Die Deutlichkeit des Sieges ist auch ein Signal an jenen Teil des Partei-Establishments, der Corbyn als Parteichef schnell wieder loswerden will. Nach Informationen des Daily Telegraph hatten moderate Abgeordnete bereits informelle Gespräche darüber geführt, wie sie Corbyn rasch stürzen könnten. Die breite Unterstützung der Basis für den Vorsitzenden dürfte dieses Vorhaben deutlich erschweren.

In seiner ersten Rede rief der neue Chef die Partei zur Einheit auf, doch genau diese sehen viele politische Beobachter gefährdet. Corbyn gehört zum ganz linken Labour-Flügel. Anders als an der Basis hat er in der parlamentarischen Fraktion kaum Unterstützer, höchstens 20 von 258 Labour-Abgeordneten wollten ihn als Chef.

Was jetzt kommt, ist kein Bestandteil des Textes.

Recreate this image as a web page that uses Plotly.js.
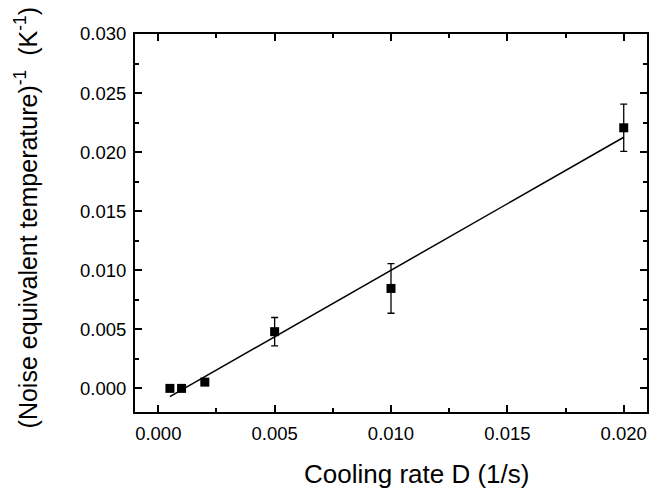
<!DOCTYPE html>
<html><head><meta charset="utf-8">
<script src="https://cdn.plot.ly/plotly-3.0.1.min.js"></script>
<style>html,body{margin:0;padding:0;background:#fff}#c{width:668px;height:489px}</style>
</head><body><div id="c"></div>
<script>
const coolingRate = [0.0005, 0.001, 0.002, 0.005, 0.010, 0.020];
const invNET = [0.0000, 0.0000, 0.00053, 0.0048, 0.00846, 0.02206];
const invNETErr = [0.0001, 0.0001, 0.0001, 0.0012, 0.0021, 0.0020];
const fitX = [0.0005, 0.020];
const fitY = [-0.0007, 0.02126];
const xTitle = 'Cooling rate D (1/s)';
const yTitle = '(Noise equivalent temperature)<sup>-1</sup>  (K<sup>-1</sup>)';

const font = "Liberation Sans, Arial, sans-serif";
const data = [
  {x: fitX, y: fitY, mode: 'lines', line: {color: '#000', width: 1.5}, hoverinfo: 'skip'},
  {x: coolingRate, y: invNET, mode: 'markers',
   marker: {symbol: 'square', size: 9, color: '#000'},
   error_y: {type: 'data', array: invNETErr, visible: true, color: '#000', thickness: 1.3, width: 3.5}}
];
const axisCommon = {
  showgrid: false, zeroline: false, showline: true, linecolor: '#000', linewidth: 2,
  mirror: 'allticks', ticks: 'inside', ticklen: 7, tickwidth: 2, tickcolor: '#000',
  tickformat: '.3f', tickfont: {family: font, size: 18.5, color: '#000'},
  minor: {ticks: 'inside', ticklen: 4, tickwidth: 2, tickcolor: '#000', dtick: 0.0025}
};
const layout = {
  width: 668, height: 489, showlegend: false,
  paper_bgcolor: '#fff', plot_bgcolor: '#fff',
  margin: {l: 135, r: 21, t: 34, b: 77},
  xaxis: Object.assign({}, axisCommon, {
    range: [-0.001, 0.021], dtick: 0.005, tick0: 0, ticklabelstandoff: 4
  }),
  yaxis: Object.assign({}, axisCommon, {
    range: [-0.002, 0.030], dtick: 0.005, tick0: 0, ticklabelstandoff: 3
  }),
  annotations: [
    {text: xTitle, xref: 'paper', yref: 'paper', x: 0.5498, y: -0.165, xanchor: 'center', yanchor: 'middle',
     showarrow: false, font: {family: font, size: 26, color: '#000'}},
    {text: yTitle, xref: 'paper', yref: 'paper', x: -0.211, y: 0.5146, xanchor: 'center', yanchor: 'middle',
     textangle: -90, showarrow: false, font: {family: font, size: 25, color: '#000'}}
  ]
};
Plotly.newPlot('c', data, layout, {staticPlot: true});
</script></body></html>
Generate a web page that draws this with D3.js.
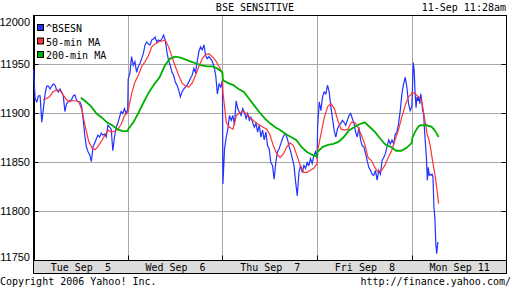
<!DOCTYPE html>
<html lang="en">
<head>
<meta charset="UTF-8">
<title>BSE SENSITIVE</title>
<script src="https://d3js.org/d3.v7.min.js"></script>
<style>
  body { margin: 0; background: #fff; }
  svg text { font-family: "DejaVu Sans Mono", monospace; font-size: 10px; fill: #000; }
</style>
</head>
<body>
<div id="chart"></div>
<script>

// session labels and y ticks
var dayLabels = ["Tue Sep  5", "Wed Sep  6", "Thu Sep  7", "Fri Sep  8", "Mon Sep 11"];
var yTicks = [11750, 11800, 11850, 11900, 11950, 12000];

// ^BSESN, one array per trading day
var bsesn = [
  [11945, 11915, 11912, 11918, 11918, 11891, 11905, 11920, 11928, 11928, 11925, 11928, 11930, 11929, 11924, 11922, 11925, 11922, 11918, 11902,
   11910, 11912, 11913, 11914, 11918, 11919, 11914, 11912, 11912, 11908, 11895, 11878, 11866, 11861, 11858, 11851, 11866, 11870, 11874, 11878,
   11876, 11880, 11878, 11879, 11876, 11888, 11886, 11884, 11862, 11876, 11886, 11890, 11896, 11902, 11900, 11905, 11900, 11904],
  [11935, 11941, 11958, 11949, 11953, 11942, 11948, 11951, 11956, 11961, 11970, 11973, 11971, 11970, 11975, 11976, 11978, 11973, 11975, 11974,
   11976, 11980, 11975, 11963, 11954, 11949, 11942, 11939, 11932, 11929, 11924, 11917, 11922, 11925, 11927, 11929, 11932, 11936, 11939, 11946,
   11942, 11953, 11963, 11968, 11965, 11970, 11959, 11956, 11958, 11956, 11953, 11948, 11939, 11920, 11930, 11927, 11934],
  [11828, 11864, 11876, 11884, 11898, 11893, 11898, 11888, 11913, 11905, 11901, 11898, 11905, 11901, 11895, 11900, 11893, 11896, 11891, 11886,
   11890, 11881, 11888, 11876, 11883, 11873, 11881, 11867, 11864, 11850, 11847, 11833, 11850, 11861, 11864, 11869, 11874, 11878, 11879, 11874,
   11867, 11861, 11854, 11847, 11830, 11816, 11840, 11847, 11840, 11847, 11844, 11850, 11847, 11854, 11849, 11857, 11861, 11854],
  [11886, 11912, 11903, 11917, 11922, 11920, 11929, 11922, 11907, 11895, 11883, 11876, 11884, 11888, 11890, 11893, 11891, 11888, 11893, 11898,
   11900, 11895, 11890, 11881, 11876, 11886, 11873, 11867, 11866, 11859, 11852, 11845, 11842, 11838, 11837, 11842, 11832, 11842, 11838, 11852,
   11855, 11859, 11866, 11873, 11869, 11873, 11869, 11879, 11881, 11890, 11903, 11920, 11930, 11937, 11927, 11910, 11903, 11907],
  [11920, 11952, 11944, 11920, 11906, 11917, 11913, 11917, 11910, 11920, 11913, 11903, 11900, 11883, 11869, 11855, 11832, 11845, 11837, 11838,
   11837, 11838, 11835, 11804, 11794, 11767, 11757, 11768, 11768]
];

// 50-min moving average
var ma50 = [
  [11914, 11915, 11917, 11922, 11924, 11924, 11920, 11915, 11912, 11913, 11913, 11912, 11903, 11886, 11872, 11865, 11863, 11867, 11872, 11878,
   11883, 11881, 11882, 11884, 11889, 11898, 11901],
  [11903, 11920, 11932, 11939, 11948, 11953, 11959, 11968, 11971, 11973, 11974, 11975, 11968, 11958, 11948, 11939, 11931, 11928, 11927, 11931,
   11939, 11948, 11956, 11960, 11961, 11958, 11954, 11948, 11941],
  [11922, 11891, 11886, 11884, 11898, 11901, 11902, 11900, 11896, 11893, 11890, 11888, 11886, 11884, 11878, 11867, 11859, 11855, 11859, 11866,
   11870, 11867, 11857, 11847, 11840, 11840, 11842, 11844, 11849],
  [11862, 11879, 11896, 11907, 11910, 11905, 11893, 11884, 11883, 11884, 11891, 11891, 11886, 11878, 11869, 11855, 11852, 11845, 11840, 11842,
   11847, 11855, 11862, 11873, 11883, 11896, 11908, 11917, 11920],
  [11922, 11921, 11920, 11918, 11917, 11915, 11910, 11900, 11890, 11879, 11874, 11866, 11855, 11845, 11835, 11822, 11808]
];

// 200-min moving average
var ma200 = [
  [11916, 11912, 11907, 11900, 11896, 11891, 11888, 11884, 11882, 11882],
  [11884, 11891, 11901, 11912, 11922, 11930, 11937, 11949, 11956, 11958, 11957, 11955, 11953, 11951, 11949, 11948, 11948, 11946, 11942],
  [11934, 11931, 11929, 11925, 11922, 11915, 11908, 11901, 11895, 11890, 11886, 11883, 11879, 11876, 11873, 11866, 11861, 11858, 11856],
  [11861, 11866, 11868, 11869, 11871, 11876, 11883, 11886, 11889, 11891, 11886, 11881, 11874, 11868, 11866, 11862, 11862, 11865, 11870],
  [11875, 11879, 11882, 11885, 11887, 11888, 11888, 11888, 11888, 11888, 11887, 11887, 11886, 11884, 11882, 11879, 11876]
];

// part of the first session where each series begins, and how far into Monday (11:28am) the data runs
var firstStart = {bsesn: 0, ma50: 0.1, ma200: 0.5};
var lastEnd = 0.278;

var series = [
  {name: "^BSESN", data: bsesn, start: firstStart.bsesn, color: "#2233ff", width: 1.2},
  {name: "50-min MA", data: ma50, start: firstStart.ma50, color: "#ff3333", width: 1.2},
  {name: "200-min MA", data: ma200, start: firstStart.ma200, color: "#00b000", width: 1.8}
];

var W = 512, H = 288;
var svg = d3.select("#chart").append("svg")
  .attr("width", W).attr("height", H);

var x = d3.scaleLinear().domain([0, 5]).range([33.5, 507]);
var y = d3.scaleLinear().domain([11750, 12000]).range([260.5, 15.5]);
var px = function(v) { return Math.round(v - 0.5) + 0.5; };

// title + time stamp
svg.append("text").attr("x", 255).attr("y", 11).attr("text-anchor", "middle").text("BSE SENSITIVE");
svg.append("text").attr("x", 506).attr("y", 11).attr("text-anchor", "end").text("11-Sep 11:28am");

// grid
svg.append("g").selectAll("line").data(yTicks).enter().append("line")
  .attr("x1", 33.5).attr("x2", 506.5)
  .attr("y1", function(d) { return px(y(d)); }).attr("y2", function(d) { return px(y(d)); })
  .attr("stroke", "#a8a8a8");
svg.append("g").selectAll("line").data([1, 2, 3, 4]).enter().append("line")
  .attr("y1", 15.5).attr("y2", 260.5)
  .attr("x1", function(d) { return px(x(d)); }).attr("x2", function(d) { return px(x(d)); })
  .attr("stroke", "#a8a8a8");

// y axis, ticks pointing inward
var yAxis = svg.append("g")
  .attr("transform", "translate(34,0)")
  .call(d3.axisLeft(y).tickValues(yTicks).tickFormat(d3.format("d"))
    .tickSizeInner(-5).tickSizeOuter(0).tickPadding(4));
yAxis.select(".domain").remove();
yAxis.selectAll("line").attr("stroke", "#000").attr("transform", "translate(-0.5,0)");
yAxis.selectAll(".tick").attr("transform", function(d) { return "translate(0," + px(y(d)) + ")"; });
yAxis.selectAll("text")
  .style("font-family", "'Liberation Sans', Arial, sans-serif").style("font-size", "11px")
  .attr("dy", function(d) { return d == 12000 ? "0.95em" : d == 11750 ? "0.05em" : "0.35em"; });

// right-side inward ticks
svg.append("g").attr("transform", "translate(506.5,0)")
  .call(d3.axisRight(y).tickValues(yTicks).tickSize(-5).tickFormat(""))
  .call(function(g) {
    g.select(".domain").remove();
    g.selectAll(".tick").attr("transform", function(d) { return "translate(0," + px(y(d)) + ")"; });
    g.selectAll("line").attr("stroke", "#000");
  });

// bottom inward ticks at each day
svg.append("g").attr("transform", "translate(0,260.5)")
  .call(d3.axisBottom(x).tickValues([1, 2, 3, 4]).tickSize(-5).tickFormat(""))
  .call(function(g) {
    g.select(".domain").remove();
    g.selectAll(".tick").attr("transform", function(d) { return "translate(" + px(x(d)) + ",0)"; });
    g.selectAll("line").attr("stroke", "#000");
  });

// plot frame
svg.append("rect").attr("x", 33.5).attr("y", 15.5).attr("width", 473).attr("height", 245)
  .attr("fill", "none").attr("stroke", "#000");
svg.append("line").attr("x1", 34.5).attr("x2", 34.5).attr("y1", 15).attr("y2", 261).attr("stroke", "#000");

// lines
var line = d3.line()
  .x(function(d) { return x(d.t); })
  .y(function(d) { return y(d.v); });

series.forEach(function(s) {
  var pts = [];
  s.data.forEach(function(day, d) {
    var a = d == 0 ? s.start : 0;
    var b = d == s.data.length - 1 ? lastEnd : 0.995;
    day.forEach(function(v, i) {
      pts.push({t: d + a + (b - a) * i / (day.length - 1), v: v});
    });
  });
  svg.append("path").datum(pts)
    .attr("fill", "none")
    .attr("stroke", s.color)
    .attr("stroke-width", s.width)
    .attr("stroke-linejoin", "miter")
    .attr("d", line);
});

// legend
var legend = svg.append("g").selectAll("g").data(series).enter().append("g")
  .attr("transform", function(d, i) { return "translate(37," + (24 + i * 13.5) + ")"; });
legend.append("rect").attr("x", 0.5).attr("y", 0.5).attr("width", 6).attr("height", 6)
  .attr("fill", function(d) { return d.color; }).attr("stroke", "#000");
legend.append("text").attr("x", 9).attr("y", 8).text(function(d) { return d.name; });

// date band under the plot
svg.append("rect").attr("x", 33.5).attr("y", 260.5).attr("width", 473).attr("height", 13)
  .attr("fill", "#dcdcdc").attr("stroke", "#000");
svg.append("g").attr("transform", "translate(0,271)")
  .selectAll("text").data(dayLabels).enter().append("text")
  .attr("x", function(d, i) { return x(i + 0.5); })
  .attr("text-anchor", "middle")
  .style("white-space", "pre")
  .text(function(d) { return d; });

// footer
svg.append("text").attr("x", 0).attr("y", 285).text("Copyright 2006 Yahoo! Inc.");
svg.append("text").attr("x", 511).attr("y", 285).attr("text-anchor", "end").text("http://finance.yahoo.com/");

</script>
</body>
</html>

Die 35 Nominierungen, die nötig waren, um an der Wahl überhaupt teilnehmen zu dürfen, bekam er erst in buchstäblich letzter Minute zusammen - und das auch nur, weil einige Abgeordnete, die Corbyn ausdrücklich nicht als Vorsitzenden wollten, ihn nur nominiert haben, um "die Debatte zu beleben". Nun erscheint es durchaus möglich, dass Labour zur nächsten Parlamentswahl im Jahr 2020 mit einem dann 70 Jahre alten Spitzenkandidaten antritt.

Mehrere Schatten-Minister sind am Wochenende bereits zurückgetreten. Von den unterlegenen Kandidaten schlossen Liz Kendall und Yvette Cooper eine enge Zusammenarbeit mit Corbyn aus. Schatten-Gesundheitsminister Andy Burnham, der im Wahlkampf viel Spott für seinen Opportunismus einstecken musste, überlegt noch. Weitere prominente Politiker in der Partei haben angekündigt, keine wichtigen Posten im neuen Schattenkabinett übernehmen zu wollen, das Corbyn nun rasch zusammenstellen wird und das zur Hälfte aus Frauen bestehen soll. Auch Ed Miliband, der die Partei als Vorsitzender bis zu der klaren Wahlniederlage im Mai geführt hatte und anschließend zurückgetreten war, sagte, er werde im Parlament künftig als Hinterbänkler wirken. Er warb aber dafür, dass Labour sich geschlossen hinter Corbyn stelle.

Das könnte bisweilen schwierig werden, da viele von dessen Positionen in der Partei nicht mehrheitsfähig sind. Er will zum Beispiel Teile des Transport- und Energiewesens renationalisieren sowie die Sparpolitik der Tories und das Atomwaffenprogramm beenden. Corbyn ist gegen militärischen Interventionismus und stellt die britische Mitgliedschaft in der Nato zumindest infrage.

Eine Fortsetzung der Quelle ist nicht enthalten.